● **Prompt**: Write every line out verbatim and omit the pictures.

● **Data excerpt**:
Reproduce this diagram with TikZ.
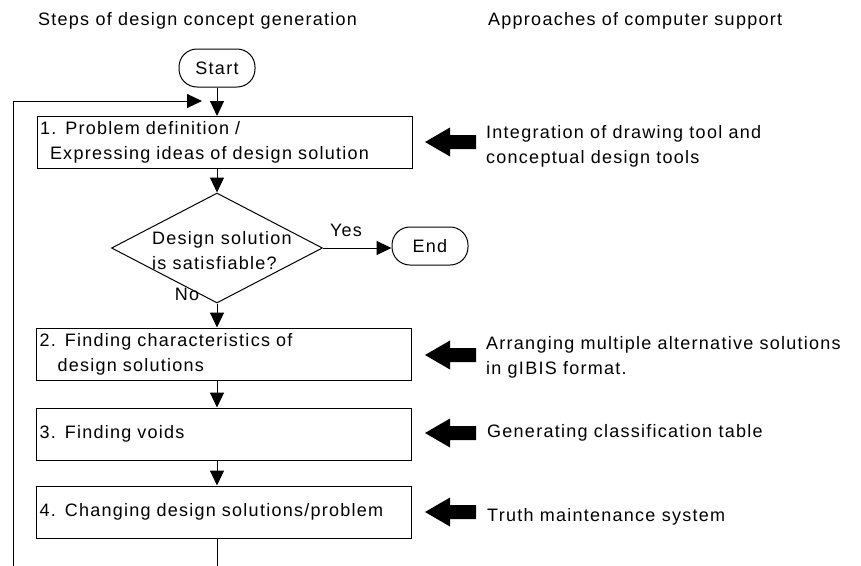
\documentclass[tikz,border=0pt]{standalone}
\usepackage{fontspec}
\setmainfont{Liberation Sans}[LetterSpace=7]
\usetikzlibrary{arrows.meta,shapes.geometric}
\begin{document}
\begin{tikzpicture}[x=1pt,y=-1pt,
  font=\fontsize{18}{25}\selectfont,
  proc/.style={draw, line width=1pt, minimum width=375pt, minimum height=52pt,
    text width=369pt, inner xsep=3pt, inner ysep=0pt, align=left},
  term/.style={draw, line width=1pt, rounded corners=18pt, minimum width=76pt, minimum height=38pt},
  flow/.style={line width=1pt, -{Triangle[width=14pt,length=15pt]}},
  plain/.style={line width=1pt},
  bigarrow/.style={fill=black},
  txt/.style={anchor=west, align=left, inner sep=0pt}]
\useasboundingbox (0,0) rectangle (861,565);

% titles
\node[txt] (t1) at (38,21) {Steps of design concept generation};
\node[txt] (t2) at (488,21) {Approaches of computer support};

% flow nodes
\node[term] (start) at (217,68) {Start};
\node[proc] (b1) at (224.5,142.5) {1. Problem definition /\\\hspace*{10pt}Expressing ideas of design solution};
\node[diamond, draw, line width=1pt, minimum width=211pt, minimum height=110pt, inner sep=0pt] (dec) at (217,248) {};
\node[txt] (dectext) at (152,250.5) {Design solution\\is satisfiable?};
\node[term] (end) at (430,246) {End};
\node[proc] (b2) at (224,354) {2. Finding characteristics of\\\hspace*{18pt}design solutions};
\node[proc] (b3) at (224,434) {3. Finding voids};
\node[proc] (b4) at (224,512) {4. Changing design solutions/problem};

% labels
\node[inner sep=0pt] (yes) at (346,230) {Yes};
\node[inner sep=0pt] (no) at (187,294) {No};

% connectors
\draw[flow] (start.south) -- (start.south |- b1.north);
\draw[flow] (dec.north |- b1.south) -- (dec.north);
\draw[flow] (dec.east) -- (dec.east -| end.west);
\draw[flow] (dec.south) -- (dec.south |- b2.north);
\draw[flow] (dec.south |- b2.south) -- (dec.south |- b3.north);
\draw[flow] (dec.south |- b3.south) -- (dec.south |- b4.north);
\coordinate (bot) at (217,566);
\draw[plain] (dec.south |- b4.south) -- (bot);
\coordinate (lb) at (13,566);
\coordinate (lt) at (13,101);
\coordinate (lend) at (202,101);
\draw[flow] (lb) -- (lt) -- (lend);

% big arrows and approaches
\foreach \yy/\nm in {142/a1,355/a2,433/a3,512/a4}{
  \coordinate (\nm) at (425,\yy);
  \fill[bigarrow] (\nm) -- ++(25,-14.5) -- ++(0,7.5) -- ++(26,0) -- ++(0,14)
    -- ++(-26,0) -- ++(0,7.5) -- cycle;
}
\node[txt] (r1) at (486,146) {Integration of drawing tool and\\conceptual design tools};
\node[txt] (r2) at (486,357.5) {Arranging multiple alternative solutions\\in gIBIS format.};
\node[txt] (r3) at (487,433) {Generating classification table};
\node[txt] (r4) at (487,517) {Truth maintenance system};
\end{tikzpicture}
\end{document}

● **Expected output**:
Reproduce this diagram with TikZ.
\documentclass[tikz,border=0pt]{standalone}
\usepackage{fontspec}
\setmainfont{Liberation Sans}[LetterSpace=7]
\usetikzlibrary{arrows.meta,shapes.geometric}
\begin{document}
\begin{tikzpicture}[x=1pt,y=-1pt,
  font=\fontsize{18}{25}\selectfont,
  proc/.style={draw, line width=1pt, minimum width=375pt, minimum height=52pt,
    text width=369pt, inner xsep=3pt, inner ysep=0pt, align=left},
  term/.style={draw, line width=1pt, rounded corners=18pt, minimum width=76pt, minimum height=38pt},
  flow/.style={line width=1pt, -{Triangle[width=14pt,length=15pt]}},
  plain/.style={line width=1pt},
  bigarrow/.style={fill=black},
  txt/.style={anchor=west, align=left, inner sep=0pt}]
\useasboundingbox (0,0) rectangle (861,565);

% titles
\node[txt] (t1) at (38,21) {Steps of design concept generation};
\node[txt] (t2) at (488,21) {Approaches of computer support};

% flow nodes
\node[term] (start) at (217,68) {Start};
\node[proc] (b1) at (224.5,142.5) {1. Problem definition /\\\hspace*{10pt}Expressing ideas of design solution};
\node[diamond, draw, line width=1pt, minimum width=211pt, minimum height=110pt, inner sep=0pt] (dec) at (217,248) {};
\node[txt] (dectext) at (152,250.5) {Design solution\\is satisfiable?};
\node[term] (end) at (430,246) {End};
\node[proc] (b2) at (224,354) {2. Finding characteristics of\\\hspace*{18pt}design solutions};
\node[proc] (b3) at (224,434) {3. Finding voids};
\node[proc] (b4) at (224,512) {4. Changing design solutions/problem};

% labels
\node[inner sep=0pt] (yes) at (346,230) {Yes};
\node[inner sep=0pt] (no) at (187,294) {No};

% connectors
\draw[flow] (start.south) -- (start.south |- b1.north);
\draw[flow] (dec.north |- b1.south) -- (dec.north);
\draw[flow] (dec.east) -- (dec.east -| end.west);
\draw[flow] (dec.south) -- (dec.south |- b2.north);
\draw[flow] (dec.south |- b2.south) -- (dec.south |- b3.north);
\draw[flow] (dec.south |- b3.south) -- (dec.south |- b4.north);
\coordinate (bot) at (217,566);
\draw[plain] (dec.south |- b4.south) -- (bot);
\coordinate (lb) at (13,566);
\coordinate (lt) at (13,101);
\coordinate (lend) at (202,101);
\draw[flow] (lb) -- (lt) -- (lend);

% big arrows and approaches
\foreach \yy/\nm in {142/a1,355/a2,433/a3,512/a4}{
  \coordinate (\nm) at (425,\yy);
  \fill[bigarrow] (\nm) -- ++(25,-14.5) -- ++(0,7.5) -- ++(26,0) -- ++(0,14)
    -- ++(-26,0) -- ++(0,7.5) -- cycle;
}
\node[txt] (r1) at (486,146) {Integration of drawing tool and\\conceptual design tools};
\node[txt] (r2) at (486,357.5) {Arranging multiple alternative solutions\\in gIBIS format.};
\node[txt] (r3) at (487,433) {Generating classification table};
\node[txt] (r4) at (487,517) {Truth maintenance system};
\end{tikzpicture}
\end{document}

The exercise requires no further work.